Есенинский период в моей жизни был затяжным. Друзья знали мою страсть к барным стаканам, и даже после того, как я решила, что их воровство портит мою карму, продолжали нести в дом граненые изделия разного размера. А мужчины знали про мою слабость к Сергею Есенину: в самые нескромные моменты я могла декламировать его с табуретки. Есенина в доме накопилось немало: один портрет мне купили у пропойцы на Урицкого, бюст привезли из Москвы, а уж сборникам и биографиям в шкафу вовсе нет числа. Один из них мне всучил В. Это была осень, и мне было совсем грустно. Я совершенно не умела жить одна, я даже толком не могла понять, что я люблю делать и чем заниматься по вечерам, если не жарить мясо для мужчины. В итоге – бессистемное поведение.

В. выносил меня на своем героическом плече из чилаутов ночных клубов и вряд ли считал глубокомысленным собеседником. Но как-то раз мы сели поговорить, и весь вечер мне пришлось слушать песни Григория Лепса. Через два часа прослушивания я взвыла, и мне даже исполнили «Шаганэ ты моя, Шаганэ», что уже не смогло спасти ситуацию. В то время я презирала социум, носила ассиметричную короткую стрижку и только-только разжилась первыми татуировками. Как выяснилось гораздо позже: ошибочными. А вот песни Григория Лепса мне стали симпатичны лет через десять. Тогда же я столкнулась с В. в гостях у своей приятельницы, с которой они успели нажить пару детей. Она с ним, кстати, развелась. Возможно, тоже не вынесла всего этого Лепса.

Весь сарказм насчет мужчин, с которыми меня сводила жизнь, не стоит считать озлобленностью или даже малой претензией на феминизм. В него я не верю. Но вот они почему-то вели себя забавно, а я – глупо. Но даже за самые феерические глупости мне совсем не стыдно, и многие из них я бы уверенно повторила снова.

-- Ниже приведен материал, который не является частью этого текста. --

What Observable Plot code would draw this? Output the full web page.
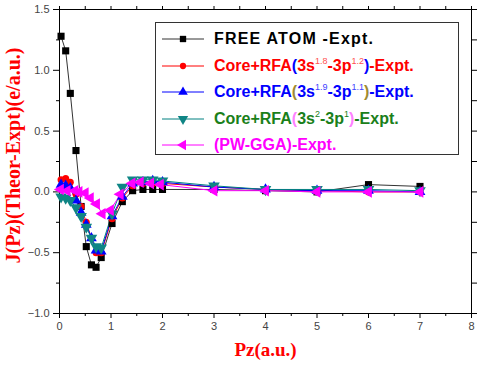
<!DOCTYPE html>
<html><head><meta charset="utf-8">
<script src="https://cdn.jsdelivr.net/npm/d3@7"></script>
<script src="https://cdn.jsdelivr.net/npm/@observablehq/plot@0.6"></script>
<style>
body{margin:0;background:#fff;}
#wrap{position:relative;width:480px;height:366px;overflow:hidden;}
#legend{position:absolute;left:155px;top:22px;width:302px;height:131px;border:1px solid #333;background:#fff;
 font-family:"Liberation Sans",Arial,sans-serif;font-weight:bold;font-size:16px;}
.row{position:absolute;left:6px;height:22px;display:flex;align-items:center;white-space:nowrap;}
.row svg{margin-right:8px;}
.row sup{font-size:9px;font-weight:normal;vertical-align:7px;line-height:0;}
</style></head><body><div id="wrap"></div>
<script>
// Pz values (a.u.)
const pz = [0.03,0.12,0.21,0.32,0.42,0.52,0.62,0.71,0.81,1.02,1.22,1.42,1.62,1.81,2,3,4,5,6,7];
const pzPW = [0.02,0.15,0.3,0.38,0.5,0.6,0.72,0.83,0.99,1.18,1.41,1.57,1.77,1.96,3,4,5,6,7];
// J(Pz) Theor - Expt
const freeAtom = [1.28,1.16,0.81,0.34,-0.12,-0.45,-0.60,-0.62,-0.54,-0.26,-0.08,0.01,0.02,0.02,0.02,0.02,0.01,0.0,0.06,0.045];
const rfa18 = [0.10,0.11,0.08,-0.02,-0.12,-0.25,-0.38,-0.50,-0.50,-0.22,-0.05,0.05,0.07,0.07,0.07,0.04,0.02,0.01,0.0,0.0];
const rfa19 = [0.06,0.05,0.03,-0.07,-0.17,-0.27,-0.38,-0.48,-0.49,-0.20,-0.04,0.07,0.08,0.09,0.08,0.04,0.02,0.01,0.01,0.0];
const rfa2 = [-0.04,-0.05,-0.07,-0.13,-0.20,-0.29,-0.38,-0.45,-0.46,-0.18,0.04,0.10,0.10,0.10,0.09,0.05,0.02,0.02,0.02,0.01];
const pwgga = [0.02,0.01,0.01,0.0,-0.01,-0.05,-0.10,-0.18,-0.15,-0.02,0.07,0.08,0.07,0.06,0.01,0.01,0.0,0.0,0.0];
const xMajor = [0,1,2,3,4,5,6,7,8];
const xMinor = [0.5,1.5,2.5,3.5,4.5,5.5,6.5,7.5];
const yMajor = [-1,-0.5,0,0.5,1,1.5];
const yMinor = [-0.75,-0.25,0.25,0.75,1.25];
const xLabel = "Pz(a.u.)";
const yLabel = "J(Pz)(Theor-Expt)(e/a.u.)";

const series = [
  {name:"free", x:pz, y:freeAtom, line:"#333", fill:"#000", symbol:"square", rotate:0, r:4},
  {name:"rfa18", x:pz, y:rfa18, line:"#ff0000", fill:"#ff0000", symbol:"circle", rotate:0, r:3.5},
  {name:"rfa19", x:pz, y:rfa19, line:"#0000ff", fill:"#0000ff", symbol:"triangle", rotate:0, r:4},
  {name:"rfa2", x:pz, y:rfa2, line:"#008080", fill:"#0f8585", symbol:"triangle", rotate:180, r:4.3},
  {name:"pw", x:pzPW, y:pwgga, line:"#ff00ff", fill:"#ff00ff", symbol:"triangle", rotate:-90, r:4.3}
];

const marks = [];
for (const s of series) {
  const data = s.x.map((x,i)=>({x, y:s.y[i]}));
  marks.push(Plot.line(data,{x:"x",y:"y",stroke:s.line,strokeWidth:1}));
}
for (const s of series) {
  const data = s.x.map((x,i)=>({x, y:s.y[i]}));
  marks.push(Plot.dot(data,{x:"x",y:"y",fill:s.fill,stroke:"none",symbol:s.symbol,r:s.r,rotate:s.rotate}));
}

const chart = Plot.plot({
  width:480, height:366,
  marginLeft:59, marginRight:9, marginTop:9, marginBottom:53,
  x:{domain:[0,8]}, y:{domain:[-1,1.5]},
  style:{fontFamily:"'Liberation Sans',Arial,sans-serif", fontSize:"11px", color:"#000", background:"#fff"},
  marks:[
    Plot.axisX({ticks:xMajor, tickSize:5, tickPadding:4, tickFormat:"d", label:null, fill:"#444", stroke:"#000"}),
    Plot.axisX({ticks:xMinor, tickSize:3, tickFormat:()=>"", label:null, stroke:"#000"}),
    Plot.axisX({anchor:"top", ticks:xMajor.concat(xMinor), tickSize:4, tickFormat:()=>"", label:null, stroke:"#000"}),
    Plot.axisY({ticks:yMajor, tickSize:6, tickPadding:4, tickFormat:d3.format(".1f"), label:null, fill:"#444", stroke:"#000"}),
    Plot.axisY({ticks:yMinor, tickSize:3, tickFormat:()=>"", label:null, stroke:"#000"}),
    Plot.axisY({anchor:"right", ticks:yMajor.concat(yMinor), tickSize:5, tickFormat:()=>"", label:null, stroke:"#000"}),
    Plot.frame({stroke:"#000"}),
    ...marks,
    Plot.text([xLabel],{frameAnchor:"bottom", text:d=>d, dy:42, fill:"#ff0000", fontWeight:"bold", fontFamily:"'Liberation Serif','Times New Roman',serif", fontSize:19}),
    Plot.text([yLabel],{frameAnchor:"left", textAnchor:"middle", lineAnchor:"middle", text:d=>d, dx:-46, dy:-6, rotate:-90, fill:"#ff0000", fontWeight:"bold", fontFamily:"'Liberation Serif','Times New Roman',serif", fontSize:20})
  ]
});
const wrap = document.getElementById("wrap");
wrap.appendChild(chart);

// Legend
const legendRows = [
  {s:series[0], html:'<span style="color:#000;letter-spacing:1.2px">FREE ATOM -Expt.</span>'},
  {s:series[1], html:'<span style="color:#ff0000">Core+RFA<span style="color:#0000ff">(</span>3s<sup style="color:#ff5050">1.8</sup>-3p<sup style="color:#ff5050">1.2</sup><span style="color:#0000ff">)</span>-Expt.</span>'},
  {s:series[2], html:'<span style="color:#0000ff">Core+RFA<span style="color:#a08a30">(</span>3s<sup style="color:#4040ff">1.9</sup>-3p<sup style="color:#4040ff">1.1</sup><span style="color:#a08a30">)</span>-Expt.</span>'},
  {s:series[3], html:'<span style="color:#1a801a">Core+RFA<span style="color:#ff80ff">(</span>3s<sup style="color:#1a801a">2</sup>-3p<sup style="color:#1a801a">1</sup><span style="color:#ff80ff">)</span>-Expt.</span>'},
  {s:series[4], html:'<span style="color:#ff00ff">(PW-GGA)-Expt.</span>'}
];
const legend = document.createElement("div");
legend.id = "legend";
legendRows.forEach((row,i)=>{
  const div = document.createElement("div");
  div.className = "row";
  div.style.top = (5 + i*26.5) + "px";
  const svg = d3.create("svg").attr("width",44).attr("height",16);
  svg.append("line").attr("x1",0).attr("x2",42).attr("y1",8).attr("y2",8).attr("stroke",row.s.line).attr("stroke-width",1);
  const sym = row.s.symbol==="square"?d3.symbolSquare:row.s.symbol==="circle"?d3.symbolCircle:d3.symbolTriangle;
  svg.append("path").attr("d",d3.symbol(sym, Math.PI*row.s.r*row.s.r*0.8)())
     .attr("transform",`translate(21,8) rotate(${row.s.rotate})`).attr("fill",row.s.fill);
  div.appendChild(svg.node());
  const t = document.createElement("span");
  t.innerHTML = row.html;
  div.appendChild(t);
  legend.appendChild(div);
});
wrap.appendChild(legend);
</script>
</body></html>
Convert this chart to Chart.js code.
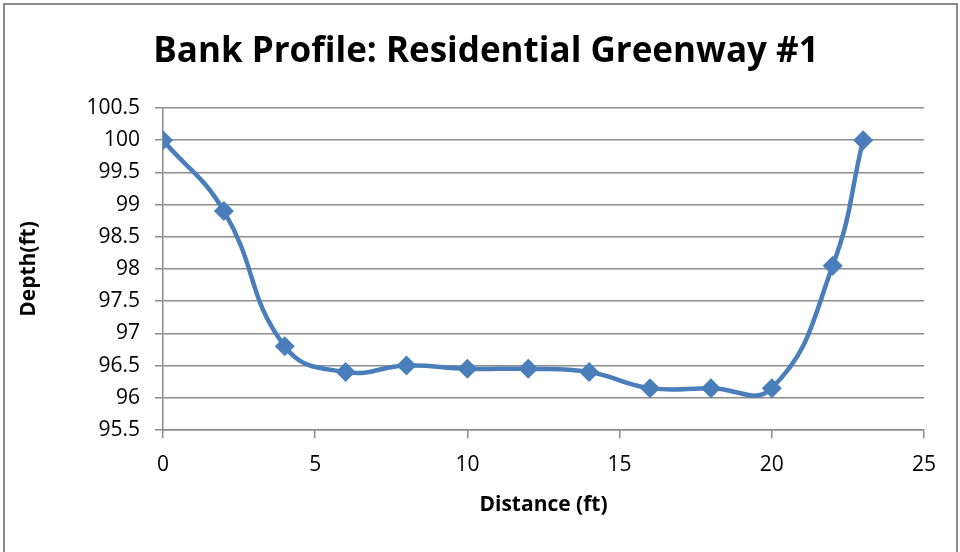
<!DOCTYPE html>
<html>
<head>
<meta charset="utf-8">
<script src="https://cdn.jsdelivr.net/npm/chart.js@4"></script>
<style>
  body { margin: 0; background: #fff; }
  #wrap { position: relative; width: 960px; height: 552px; overflow: hidden; }
  #frame { position: absolute; left: 3px; top: 3px; width: 951px; height: 600px; border: 2px solid #8c8c8c; }
  canvas { position: absolute; left: 0; top: 0; }
</style>
</head>
<body>
<div id="wrap">
  <div id="frame"></div>
  <canvas id="profileChart" width="960" height="552"></canvas>
</div>
<script>
let distances = [0, 2, 4, 6, 8, 10, 12, 14, 16, 18, 20, 22, 23];
let depths = [100, 98.9, 96.8, 96.4, 96.5, 96.45, 96.45, 96.4, 96.15, 96.15, 96.15, 98.05, 100];
let chartTitle = 'Bank Profile: Residential Greenway #1';
let xTitle = 'Distance (ft)';
let yTitle = 'Depth(ft)';

let points = [];
for (let i = 0; i < distances.length; i++) {
  points.push({ x: distances[i], y: depths[i] });
}

let fontName = '"Open Sans", sans-serif';

let chart = new Chart(document.querySelector('#profileChart'), {
  type: 'line',
  data: {
    datasets: [{
      data: points,
      borderColor: '#4a7ebb',
      backgroundColor: '#4a7ebb',
      borderWidth: 4.5,
      tension: 0.45,
      pointStyle: 'rectRot',
      pointRadius: 10,
      pointBorderWidth: 0
    }]
  },
  options: {
    responsive: false,
    animation: false,
    layout: { padding: { left: 12, right: 0, top: 0, bottom: 30 } },
    plugins: {
      legend: { display: false },
      tooltip: { enabled: false },
      title: {
        display: true,
        text: chartTitle,
        color: '#000',
        font: { family: fontName, size: 35, weight: 'bold', lineHeight: 1.2 },
        padding: { top: 31, bottom: 35 }
      }
    },
    scales: {
      x: {
        type: 'linear',
        min: 0,
        max: 25,
        ticks: { stepSize: 5, color: '#000', padding: 14, font: { family: fontName, size: 21 } },
        grid: { drawOnChartArea: false, drawTicks: true, tickLength: 8, color: '#8c8c8c', lineWidth: 1.5 },
        border: { color: '#8c8c8c', width: 1.5 },
        title: { display: true, text: xTitle, color: '#000', font: { family: fontName, size: 21, weight: 'bold' }, padding: { top: 8 } },
        afterFit: function (scale) { scale.height = 92; }
      },
      y: {
        min: 95.5,
        max: 100.5,
        ticks: {
          stepSize: 0.5,
          color: '#000',
          padding: 15,
          font: { family: fontName, size: 21 },
          callback: function (value) { return String(Number(value.toFixed(1))); }
        },
        grid: { tickLength: 8, color: '#8c8c8c', lineWidth: 1.5 },
        border: { color: '#8c8c8c', width: 1.5 },
        title: { display: true, text: yTitle, color: '#000', font: { family: fontName, size: 21, weight: 'bold' }, padding: { bottom: 2 } },
        afterFit: function (scale) { scale.width = 151; }
      },
      spacer: {
        position: 'right',
        min: 0,
        max: 1,
        ticks: { display: false },
        grid: { display: false },
        border: { display: false },
        afterFit: function (scale) { scale.width = 36; }
      }
    }
  }
});
</script>
</body>
</html>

Некоторые были мне симпатичны, другие вполне милы. А в большинстве случаев я влюблялась – и сильно. Потому что если нет этого настороженно-радостного ожидания встречи внутри – зачем вообще приближаться к человеку? Я помню много чудесных рассветов: когда ты танцуешь что-то вроде вальса на балконе отеля в Листвянке или бежишь по росе среди тумана на даче. Когда ты, прищурившись на рассветное солнце, целуешь чье-то плечо. Когда понимаешь, что ты в мире не одна, а есть еще кто-то, и у него тоже есть какие-то мысли, идеи и сомнения. И каждая из этих встреч – тоже часть твоей жизни, эмоциональная страница. Есть такая категория оценки прошлого: это было – и хорошо, что это было.